▶ **Goal**: Reproduce, character for character, the lines below from the first through the one with "95.2, 98.6, 102];". Leave pictures out.

▶ **Data block**:

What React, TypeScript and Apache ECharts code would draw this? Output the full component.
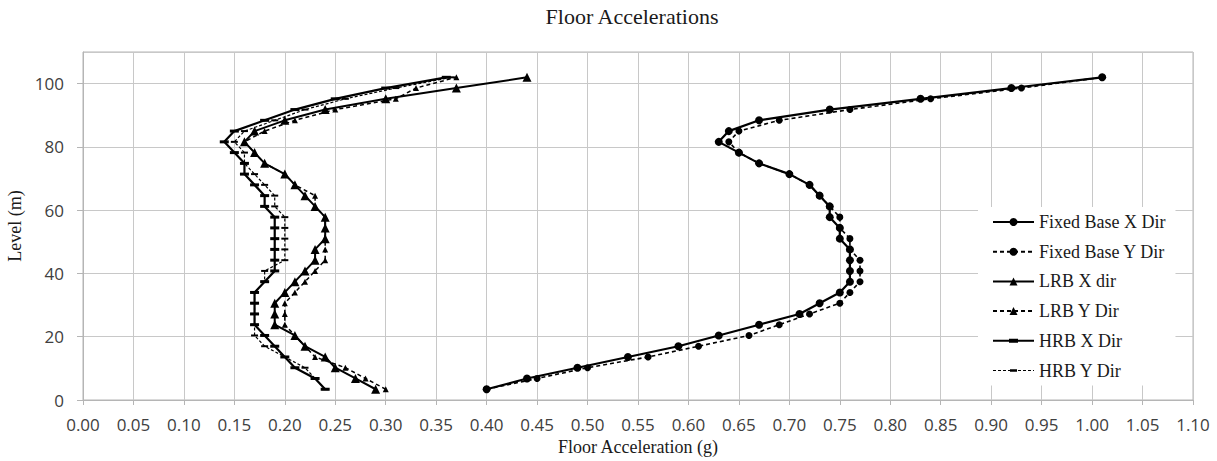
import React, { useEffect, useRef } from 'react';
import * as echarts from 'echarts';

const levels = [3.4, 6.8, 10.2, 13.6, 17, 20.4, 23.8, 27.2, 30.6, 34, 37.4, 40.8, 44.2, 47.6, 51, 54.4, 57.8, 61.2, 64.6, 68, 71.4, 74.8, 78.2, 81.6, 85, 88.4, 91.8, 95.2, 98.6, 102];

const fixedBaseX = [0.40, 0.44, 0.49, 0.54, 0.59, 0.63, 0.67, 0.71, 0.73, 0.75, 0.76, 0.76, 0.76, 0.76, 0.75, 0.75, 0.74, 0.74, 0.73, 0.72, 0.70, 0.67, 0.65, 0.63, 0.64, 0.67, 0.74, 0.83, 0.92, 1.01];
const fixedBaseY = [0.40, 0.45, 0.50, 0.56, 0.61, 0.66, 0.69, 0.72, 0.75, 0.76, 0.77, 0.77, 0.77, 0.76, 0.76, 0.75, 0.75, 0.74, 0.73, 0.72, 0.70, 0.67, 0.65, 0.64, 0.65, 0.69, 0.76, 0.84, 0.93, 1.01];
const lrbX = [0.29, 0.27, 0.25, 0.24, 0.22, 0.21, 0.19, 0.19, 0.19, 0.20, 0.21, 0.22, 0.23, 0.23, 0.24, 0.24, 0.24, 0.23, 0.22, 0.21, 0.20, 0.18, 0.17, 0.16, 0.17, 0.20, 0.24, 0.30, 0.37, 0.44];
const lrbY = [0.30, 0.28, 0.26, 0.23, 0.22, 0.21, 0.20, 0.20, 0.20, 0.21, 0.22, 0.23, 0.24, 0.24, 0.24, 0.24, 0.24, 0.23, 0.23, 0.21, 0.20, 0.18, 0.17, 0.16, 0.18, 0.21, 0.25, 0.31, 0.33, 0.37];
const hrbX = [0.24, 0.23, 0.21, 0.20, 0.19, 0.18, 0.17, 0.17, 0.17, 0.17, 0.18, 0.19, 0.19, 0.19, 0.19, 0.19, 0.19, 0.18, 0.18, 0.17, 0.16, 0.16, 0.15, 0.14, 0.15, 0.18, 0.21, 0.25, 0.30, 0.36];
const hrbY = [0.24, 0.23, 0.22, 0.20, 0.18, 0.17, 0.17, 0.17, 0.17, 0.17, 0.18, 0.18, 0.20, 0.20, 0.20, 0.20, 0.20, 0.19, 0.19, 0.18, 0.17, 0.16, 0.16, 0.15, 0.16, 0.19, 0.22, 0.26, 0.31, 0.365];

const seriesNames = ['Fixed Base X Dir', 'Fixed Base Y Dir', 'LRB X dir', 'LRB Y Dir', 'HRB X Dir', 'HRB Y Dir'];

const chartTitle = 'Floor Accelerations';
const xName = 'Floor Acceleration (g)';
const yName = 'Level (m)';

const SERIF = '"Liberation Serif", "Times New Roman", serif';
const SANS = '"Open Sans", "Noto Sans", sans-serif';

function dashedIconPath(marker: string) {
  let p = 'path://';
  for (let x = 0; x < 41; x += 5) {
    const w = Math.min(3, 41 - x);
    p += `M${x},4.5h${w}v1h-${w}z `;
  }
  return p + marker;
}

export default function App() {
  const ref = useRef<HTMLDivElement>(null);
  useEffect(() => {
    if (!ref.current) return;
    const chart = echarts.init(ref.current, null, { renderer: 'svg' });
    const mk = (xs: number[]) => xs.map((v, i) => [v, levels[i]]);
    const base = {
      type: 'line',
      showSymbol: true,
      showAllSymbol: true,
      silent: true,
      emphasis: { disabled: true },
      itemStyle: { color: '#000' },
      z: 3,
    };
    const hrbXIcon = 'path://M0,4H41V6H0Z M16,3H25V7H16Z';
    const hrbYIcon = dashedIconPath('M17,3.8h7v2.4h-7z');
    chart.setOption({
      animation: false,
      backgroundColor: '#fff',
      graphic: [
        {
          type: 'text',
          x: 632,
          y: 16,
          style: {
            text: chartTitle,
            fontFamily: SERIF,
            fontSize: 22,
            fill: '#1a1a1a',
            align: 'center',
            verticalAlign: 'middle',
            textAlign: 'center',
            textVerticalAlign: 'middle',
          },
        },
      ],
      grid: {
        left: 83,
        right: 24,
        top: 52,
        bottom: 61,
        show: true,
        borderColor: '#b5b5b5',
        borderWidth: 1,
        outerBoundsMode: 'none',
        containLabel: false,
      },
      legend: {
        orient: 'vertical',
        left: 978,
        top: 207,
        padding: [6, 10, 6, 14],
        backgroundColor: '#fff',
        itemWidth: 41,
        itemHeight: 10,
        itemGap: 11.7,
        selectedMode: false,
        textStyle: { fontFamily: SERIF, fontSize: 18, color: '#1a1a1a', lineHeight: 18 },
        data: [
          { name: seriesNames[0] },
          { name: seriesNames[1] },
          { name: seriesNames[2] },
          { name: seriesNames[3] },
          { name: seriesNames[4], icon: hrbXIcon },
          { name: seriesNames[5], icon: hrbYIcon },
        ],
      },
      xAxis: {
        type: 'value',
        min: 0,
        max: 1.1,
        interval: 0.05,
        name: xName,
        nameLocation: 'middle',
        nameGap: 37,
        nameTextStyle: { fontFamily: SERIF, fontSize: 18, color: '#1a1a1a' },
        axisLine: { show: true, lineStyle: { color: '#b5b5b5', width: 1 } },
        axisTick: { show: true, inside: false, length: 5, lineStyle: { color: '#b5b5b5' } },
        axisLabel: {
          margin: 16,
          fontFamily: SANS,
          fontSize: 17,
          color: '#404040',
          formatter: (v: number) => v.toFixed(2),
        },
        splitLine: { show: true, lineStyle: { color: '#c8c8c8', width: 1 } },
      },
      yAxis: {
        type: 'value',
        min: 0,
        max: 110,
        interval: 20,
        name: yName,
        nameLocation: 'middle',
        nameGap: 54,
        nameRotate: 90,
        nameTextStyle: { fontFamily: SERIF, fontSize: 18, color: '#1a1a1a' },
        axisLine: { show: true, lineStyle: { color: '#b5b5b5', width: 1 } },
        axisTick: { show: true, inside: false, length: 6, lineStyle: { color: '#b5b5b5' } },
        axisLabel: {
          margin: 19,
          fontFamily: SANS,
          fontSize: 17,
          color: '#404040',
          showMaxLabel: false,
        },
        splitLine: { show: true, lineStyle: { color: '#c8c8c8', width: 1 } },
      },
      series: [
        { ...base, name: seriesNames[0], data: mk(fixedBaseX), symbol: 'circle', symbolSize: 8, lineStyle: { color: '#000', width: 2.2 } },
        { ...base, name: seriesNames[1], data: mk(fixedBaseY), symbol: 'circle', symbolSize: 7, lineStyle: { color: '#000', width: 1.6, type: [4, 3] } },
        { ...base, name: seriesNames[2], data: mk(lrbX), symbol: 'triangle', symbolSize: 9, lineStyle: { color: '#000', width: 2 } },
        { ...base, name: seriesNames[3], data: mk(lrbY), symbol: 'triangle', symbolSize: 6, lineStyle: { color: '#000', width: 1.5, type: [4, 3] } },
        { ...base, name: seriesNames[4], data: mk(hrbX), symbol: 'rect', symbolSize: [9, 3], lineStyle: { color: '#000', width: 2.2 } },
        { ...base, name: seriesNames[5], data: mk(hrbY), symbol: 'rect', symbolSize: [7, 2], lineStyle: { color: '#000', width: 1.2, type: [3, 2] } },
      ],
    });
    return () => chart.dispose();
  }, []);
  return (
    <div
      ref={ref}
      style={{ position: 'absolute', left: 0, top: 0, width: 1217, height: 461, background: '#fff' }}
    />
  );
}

▶ **Response below**:
What React, TypeScript and Apache ECharts code would draw this? Output the full component.
import React, { useEffect, useRef } from 'react';
import * as echarts from 'echarts';

const levels = [3.4, 6.8, 10.2, 13.6, 17, 20.4, 23.8, 27.2, 30.6, 34, 37.4, 40.8, 44.2, 47.6, 51, 54.4, 57.8, 61.2, 64.6, 68, 71.4, 74.8, 78.2, 81.6, 85, 88.4, 91.8, 95.2, 98.6, 102];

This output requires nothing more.